There has been a lot of problems showing up since they digitized - such as neighbours unknowingly having a bit of next doors land within their fences - lots of that sort of things, lot of perimeters not matching what’s mapped etc. This causes problems - lots of them.

Get them to show you the cracks, the areas that need more insulation, what kind of insulation, whats wrong with the current type of insulation if there is any etc - otherwise you get the vague means-nothing type of speak.

I compared a ber report with the house I was looking at. It said there was no way of isolating the top floor heating from the bottom - this wasn’t true - there was switch - fully functioning.

The ber report looked so general - a one size fits all houses - just change a few little details like the amount of rooms and whether it is a bungalow or 2 storey etc.

Having identified a dangerous area where carbon monoxide could sneak into the house made one engineer worth his money.

Ask questions - lots and lots of questions. Don’t pretend you understand for pride’s sake - they will use that. The more you understand the better the service you will get.

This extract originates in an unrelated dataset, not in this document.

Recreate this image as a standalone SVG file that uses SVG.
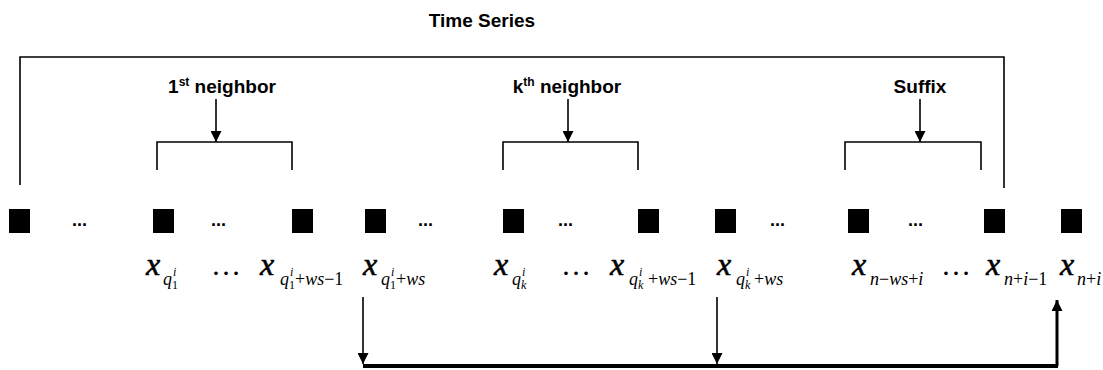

Hey Doubleglaze. I appreciate you for this wise decision. All home inspectors are different in their process. I am most familiar with home inspections conducted in accordance with the standards of practice established by the National Association of Certified Home Inspectors. Based on my experience I’d suggest you to first inspect home yourself and them prepare a checklist. Accordingly check if the inspector is working accordingly or not.